Restate each line word for word. Leave out every picture.

*** SOURCE DATA

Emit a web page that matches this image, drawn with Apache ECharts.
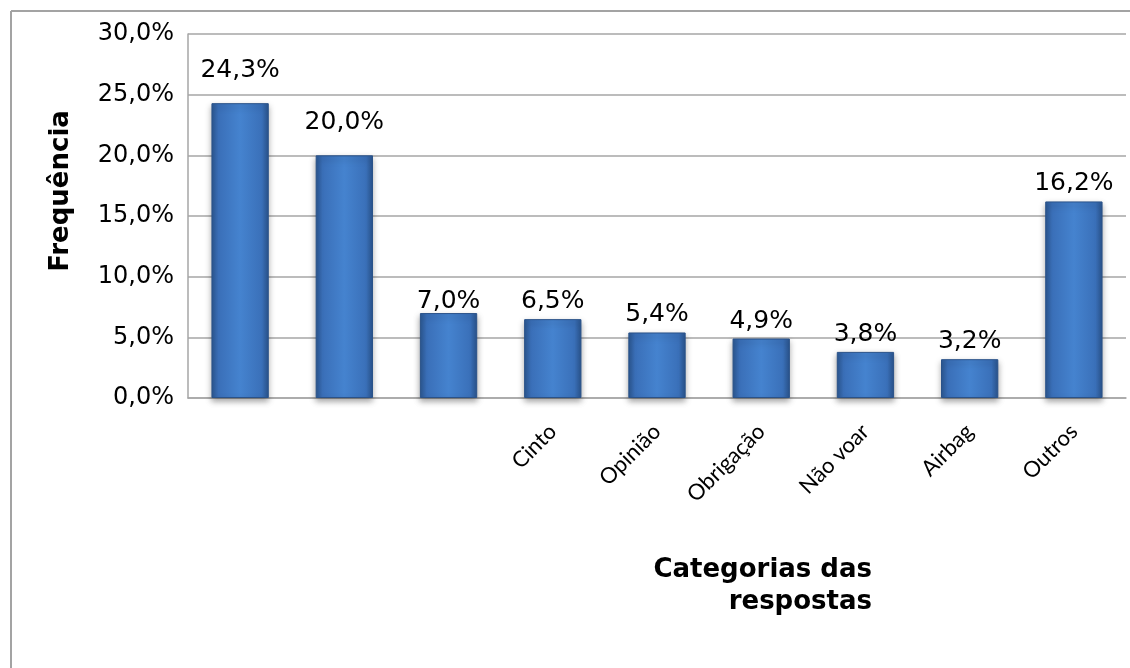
<!DOCTYPE html>
<html>
<head>
<meta charset="utf-8">
<script src="https://cdn.jsdelivr.net/npm/echarts@6/dist/echarts.min.js"></script>
<style>
html,body{margin:0;padding:0;background:#fff;}
#chart{width:1130px;height:668px;}
</style>
</head>
<body>
<div id="chart"></div>
<script>
// Data
var categories = ['', '', '', 'Cinto', 'Opinião', 'Obrigação', 'Não voar', 'Airbag', 'Outros'];
var values = [24.3, 20.0, 7.0, 6.5, 5.4, 4.9, 3.8, 3.2, 16.2];
var yAxisTitle = 'Frequência';
var xAxisTitle = 'Categorias das\nrespostas';

function pct(v){ return v.toFixed(1).replace('.', ',') + '%'; }

var labelDistance = [20, 20, -1, 5, 5, 5, 5, 5, 5];

var barColor = new echarts.graphic.LinearGradient(0, 0, 1, 0, [
  {offset: 0, color: '#2b5791'},
  {offset: 0.12, color: '#3a6fb8'},
  {offset: 0.5, color: '#4583cf'},
  {offset: 0.88, color: '#3a70b9'},
  {offset: 1, color: '#2a548d'}
]);

var chart = echarts.init(document.getElementById('chart'), null, {renderer: 'canvas'});
chart.setOption({
  animation: false,
  backgroundColor: '#ffffff',
  grid: {left: 188, right: 4, top: 34, bottom: 270, containLabel: false, outerBoundsMode: 'none'},
  graphic: [
    {type: 'line', shape: {x1: 11, y1: 11, x2: 1130, y2: 11},
     style: {stroke: '#a3a3a3', lineWidth: 2}, silent: true, z: -1},
    {type: 'line', shape: {x1: 11, y1: 11, x2: 11, y2: 668},
     style: {stroke: '#a3a3a3', lineWidth: 2}, silent: true, z: -1},
    {type: 'text', x: 872, y: 554, silent: true,
     style: {text: xAxisTitle, align: 'right', verticalAlign: 'top',
       fontFamily: 'DejaVu Sans', fontWeight: 'bold', fontSize: 26,
       lineHeight: 32, fill: '#000'}}
  ],
  xAxis: {
    type: 'category',
    data: categories,
    axisLine: {show: true, lineStyle: {color: '#a6a6a6', width: 1.5}},
    axisTick: {show: false},
    axisLabel: {
      rotate: 45, margin: 30, interval: 0,
      fontFamily: 'Lato', fontSize: 22, color: '#000'
    }
  },
  yAxis: {
    type: 'value',
    min: 0, max: 30, interval: 5,
    axisLine: {show: true, lineStyle: {color: '#a6a6a6', width: 1.5}},
    axisTick: {show: false},
    splitLine: {show: true, lineStyle: {color: '#a6a6a6', width: 1.5}},
    axisLabel: {
      formatter: function(v){ return pct(v); },
      margin: 14, fontFamily: 'DejaVu Sans', fontSize: 24, color: '#000'
    },
    name: yAxisTitle,
    nameLocation: 'middle',
    nameGap: 114,
    nameTextStyle: {
      fontFamily: 'DejaVu Sans', fontWeight: 'bold', fontSize: 26,
      color: '#000', padding: [0, 0, 0, 50]
    }
  },
  series: [{
    type: 'bar',
    barWidth: '55%',
    data: values.map(function(v, i){
      return {value: v, label: {distance: labelDistance[i]}};
    }),
    itemStyle: {
      color: barColor,
      borderColor: '#2a5289', borderWidth: 1,
      shadowColor: 'rgba(0,0,0,0.35)', shadowBlur: 6, shadowOffsetY: 3
    },
    label: {
      show: true, position: 'top',
      formatter: function(p){ return pct(p.value); },
      fontFamily: 'DejaVu Sans', fontSize: 25, color: '#000'
    }
  }]
});
</script>
</body>
</html>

******

RESPONSE TO THIS EXERCISE -
Emit a web page that matches this image, drawn with Apache ECharts.
<!DOCTYPE html>
<html>
<head>
<meta charset="utf-8">
<script src="https://cdn.jsdelivr.net/npm/echarts@6/dist/echarts.min.js"></script>
<style>
html,body{margin:0;padding:0;background:#fff;}
#chart{width:1130px;height:668px;}
</style>
</head>
<body>
<div id="chart"></div>
<script>
// Data
var categories = ['', '', '', 'Cinto', 'Opinião', 'Obrigação', 'Não voar', 'Airbag', 'Outros'];
var values = [24.3, 20.0, 7.0, 6.5, 5.4, 4.9, 3.8, 3.2, 16.2];
var yAxisTitle = 'Frequência';
var xAxisTitle = 'Categorias das\nrespostas';

function pct(v){ return v.toFixed(1).replace('.', ',') + '%'; }

var labelDistance = [20, 20, -1, 5, 5, 5, 5, 5, 5];

var barColor = new echarts.graphic.LinearGradient(0, 0, 1, 0, [
  {offset: 0, color: '#2b5791'},
  {offset: 0.12, color: '#3a6fb8'},
  {offset: 0.5, color: '#4583cf'},
  {offset: 0.88, color: '#3a70b9'},
  {offset: 1, color: '#2a548d'}
]);

var chart = echarts.init(document.getElementById('chart'), null, {renderer: 'canvas'});
chart.setOption({
  animation: false,
  backgroundColor: '#ffffff',
  grid: {left: 188, right: 4, top: 34, bottom: 270, containLabel: false, outerBoundsMode: 'none'},
  graphic: [
    {type: 'line', shape: {x1: 11, y1: 11, x2: 1130, y2: 11},
     style: {stroke: '#a3a3a3', lineWidth: 2}, silent: true, z: -1},
    {type: 'line', shape: {x1: 11, y1: 11, x2: 11, y2: 668},
     style: {stroke: '#a3a3a3', lineWidth: 2}, silent: true, z: -1},
    {type: 'text', x: 872, y: 554, silent: true,
     style: {text: xAxisTitle, align: 'right', verticalAlign: 'top',
       fontFamily: 'DejaVu Sans', fontWeight: 'bold', fontSize: 26,
       lineHeight: 32, fill: '#000'}}
  ],
  xAxis: {
    type: 'category',
    data: categories,
    axisLine: {show: true, lineStyle: {color: '#a6a6a6', width: 1.5}},
    axisTick: {show: false},
    axisLabel: {
      rotate: 45, margin: 30, interval: 0,
      fontFamily: 'Lato', fontSize: 22, color: '#000'
    }
  },
  yAxis: {
    type: 'value',
    min: 0, max: 30, interval: 5,
    axisLine: {show: true, lineStyle: {color: '#a6a6a6', width: 1.5}},
    axisTick: {show: false},
    splitLine: {show: true, lineStyle: {color: '#a6a6a6', width: 1.5}},
    axisLabel: {
      formatter: function(v){ return pct(v); },
      margin: 14, fontFamily: 'DejaVu Sans', fontSize: 24, color: '#000'
    },
    name: yAxisTitle,
    nameLocation: 'middle',
    nameGap: 114,
    nameTextStyle: {
      fontFamily: 'DejaVu Sans', fontWeight: 'bold', fontSize: 26,
      color: '#000', padding: [0, 0, 0, 50]
    }
  },
  series: [{
    type: 'bar',
    barWidth: '55%',
    data: values.map(function(v, i){
      return {value: v, label: {distance: labelDistance[i]}};
    }),
    itemStyle: {
      color: barColor,
      borderColor: '#2a5289', borderWidth: 1,
      shadowColor: 'rgba(0,0,0,0.35)', shadowBlur: 6, shadowOffsetY: 3
    },
    label: {
      show: true, position: 'top',
      formatter: function(p){ return pct(p.value); },
      fontFamily: 'DejaVu Sans', fontSize: 25, color: '#000'
    }
  }]
});
</script>
</body>
</html>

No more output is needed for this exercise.